Saturday, March 21, 2015

Triangulating cultures for a clear signal


There is much to be said about seeking to understand other cultures from a position of humility.



I once remember a person who at the time was challenging my religiosity as an independent decision, because in his mind no rational thinking person can lead to a belief in the unknown. Even upon telling him of my various phases of thinking and reading and self-questioning, he was convinced this was still under the umbrella of the blind belief of the religiously minded. When I asked him what exposure he’d had outside of his secular Anglo-Saxon Australian cultural medium, he told me of his various exposures to different cultures and beliefs:



1-    His grandmother going to church on Sundays

2-    Incense sticks at his Hindu friend’s house

3-    Me

So essentially this man had no real exposure to other cultures. He did not genuinely seek a humble understanding of different modes of thinking, believing or seeing the whole, and so clearly his arrogance gave him this thin veil of self-satisfaction.



The more you seek to understand cultures, the better you come to understand your own self, and the world in which you live. Whether it’s coming to appreciate the depth and power of Mohammad Iqbal’s poetry through its English translation without having the privilege of reading it in the original Urdu (though listening to the urdo recitation of his poetry has its own magic), or feeling the love in the words of an Aboriginal Elder when speaking of their connection (and the pain, and the hurt, and the loss, and the anger) to the land, or even listening and empathizing with the suffering of the Dominican people under Papa Doc’s brutal 30 year rule from reading Junot Diaz’ “The short and wonderful life of Oscar Wao”.



Failure to be open and attuned to other paradigms feeds a form of arrogance, a form of pride used to push young men into a war, killing other young men, so rich old men can get richer. It’s used to make people forget that they’re essentially the same.

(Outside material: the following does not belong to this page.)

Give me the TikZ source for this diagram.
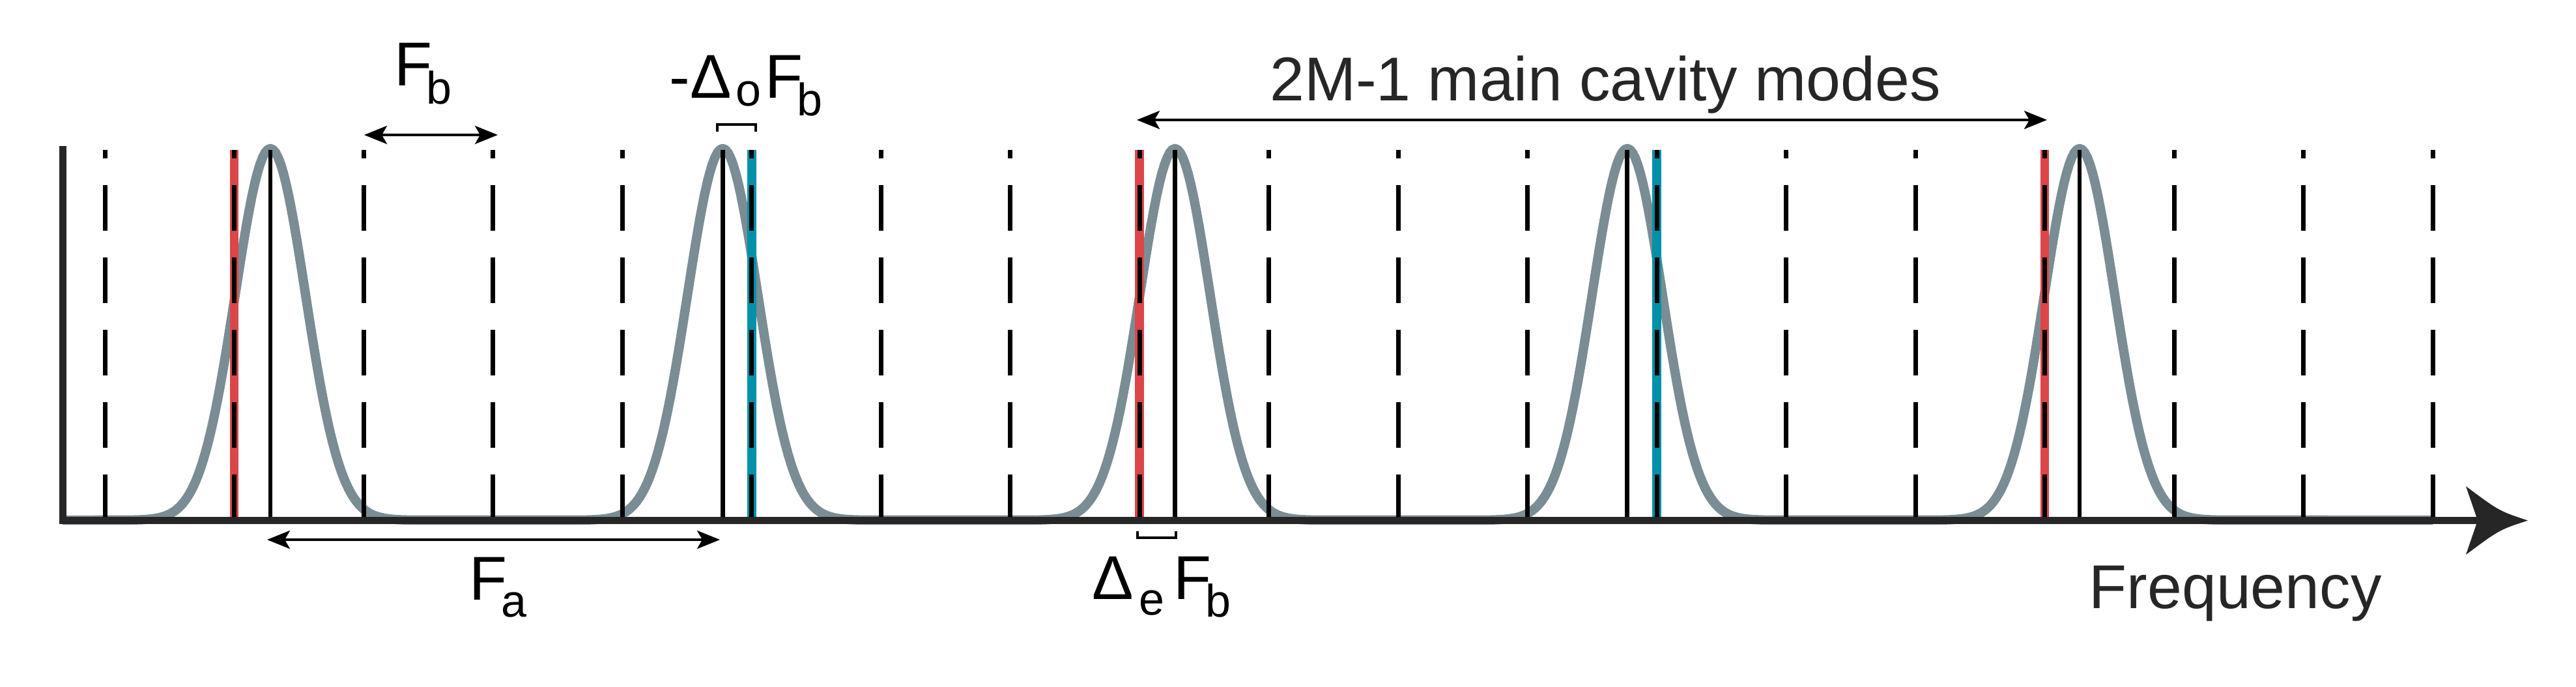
\documentclass[tikz,border=0pt]{standalone}
\usepackage{fontspec}
\setmainfont{Liberation Sans}
\usetikzlibrary{arrows.meta}
\definecolor{axisc}{HTML}{262626}
\definecolor{curvec}{HTML}{7A8D94}
\definecolor{redc}{HTML}{DC4649}
\definecolor{bluec}{HTML}{0091AA}
\newcommand{\bigsz}{\fontsize{23.75}{28}\selectfont}
\newcommand{\subsz}{\fontsize{17.5}{21}\selectfont}
\newcommand{\mysub}[2]{\raisebox{#1}{\subsz #2}}
\begin{document}
\begin{tikzpicture}[x=0.25pt,y=-0.25pt,
  gausscurve/.style={draw=curvec, line width=3.6pt, line join=round},
  shiftred/.style={draw=redc, line width=3.3pt},
  shiftblue/.style={draw=bluec, line width=3.5pt},
  cavdash/.style={draw=black, line width=1.75pt, dash pattern=on 17.5pt off 10.25pt},
  modeline/.style={draw=black, line width=1.7pt},
  axisline/.style={draw=axisc, line width=2.75pt},
  dimarrow/.style={draw=black, line width=1pt,
    {Stealth[length=8.75pt,width=7pt,inset=2pt]}-{Stealth[length=8.75pt,width=7pt,inset=2pt]}},
  bracketline/.style={draw=black, line width=1pt},
  lbl/.style={inner sep=0pt, anchor=base west, font=\bigsz}]
\useasboundingbox (0,0) rectangle (3954,1053);

% gain curve (sum of Gaussians)
\draw[gausscurve] (96,798)
  -- plot[domain=-220:220, samples=111] ({415+\x},{798-570*exp(-0.5*(\x/54)^2)})
  -- plot[domain=-220:220, samples=111] ({1109.25+\x},{798-570*exp(-0.5*(\x/54)^2)})
  -- plot[domain=-220:220, samples=111] ({1803.5+\x},{798-570*exp(-0.5*(\x/54)^2)})
  -- plot[domain=-220:220, samples=111] ({2497.75+\x},{798-570*exp(-0.5*(\x/54)^2)})
  -- plot[domain=-220:220, samples=111] ({3192+\x},{798-570*exp(-0.5*(\x/54)^2)})
  -- (3734,798);

% shifted modes
\foreach \n in {1,8,15} {
  \draw[shiftred] ({161+198.5*\n},229.5) -- ({161+198.5*\n},798);
}
\foreach \n in {5,12} {
  \draw[shiftblue] ({161+198.5*\n},229.5) -- ({161+198.5*\n},798);
}
% main cavity modes (solid)
\foreach \k in {0,...,4} {
  \draw[modeline] ({415+694.25*\k},229.5) -- ({415+694.25*\k},798);
}
% dashed cavity modes
\foreach \n in {0,...,18} {
  \draw[cavdash] ({161+198.5*\n},798) -- ({161+198.5*\n},229.5);
}

% axes
\coordinate (ytop) at (96,224);
\coordinate (origin) at (96,798.5);
\coordinate (xnotch) at (3803,798.5);
\draw[axisline] (ytop) -- (origin) -- (xnotch);
\fill[axisc] (3880,798.5) .. controls (3836,784) .. (3785,746) -- (xnotch)
  -- (3785,851) .. controls (3836,813) .. (3880,798.5) -- cycle;

% dimension arrows
\coordinate (fbL) at (559,207);
\coordinate (fbR) at (764,207);
\draw[dimarrow] (fbL) -- (fbR);
\coordinate (faL) at (410,828);
\coordinate (faR) at (1105,828);
\draw[dimarrow] (faL) -- (faR);
\coordinate (mL) at (1745,184);
\coordinate (mR) at (3142,184);
\draw[dimarrow] (mL) -- (mR);

% brackets
\draw[bracketline] (1101,202) -- (1101,191) -- (1160,191) -- (1160,202);
\draw[bracketline] (1746,815) -- (1746,825) -- (1805,825) -- (1805,815);

% labels
\node[lbl] (fbtop) at (605,131) {F\kern-2.4pt\mysub{-7pt}{b}};
\node[lbl] (falbl) at (720,920) {F\kern-2.4pt\mysub{-6.5pt}{a}};
\node[lbl] (defb) at (1676,919) {Δ\kern2.1pt\mysub{-6pt}{e}\kern3.5pt F\kern-2.4pt\mysub{-6.75pt}{b}};
\node[lbl] (dofb) at (1027,150) {-Δ\kern1.6pt\mysub{-3pt}{o}\kern1.6pt F\kern-2.4pt\mysub{-6.75pt}{b}};
\node[lbl, text=axisc] (freq) at (3206,933) {Frequency};
\node[lbl, anchor=base, text=axisc] (modes) at (2464,154) {2M-1 main cavity modes};
\end{tikzpicture}
\end{document}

A recent example in the US of a school calling for the appreciation of languages reading out the daily flag allegiance thing in Arabic, which was met with wide rejection and outright refusal of the very idea of Arabic being acknowledged in this way, some people were even offended because “they fought in Afghanistan”. The funniest bit in this incident is Fox News’ coverage under the headline “I pledge Allegiance to Allah”



The Mufti of Australia, Dr Ibrahim Abu Mohammad, continues through his speeches to call on people to seek to genuinely understand one another, and to avoid this arrogance of self-satisfaction, resigning to think what you have (culture, language, world view) is all there is to know. The more I think about this concept, the more I see its effects in every day life here and abroad.



This post is going to end just shy of 500 words, and that is to leave enough space to introduce a friend (Nina) who is going to be trying her luck at writing 500 words a day with me in my blog.



Why my blog? Because she slept with me.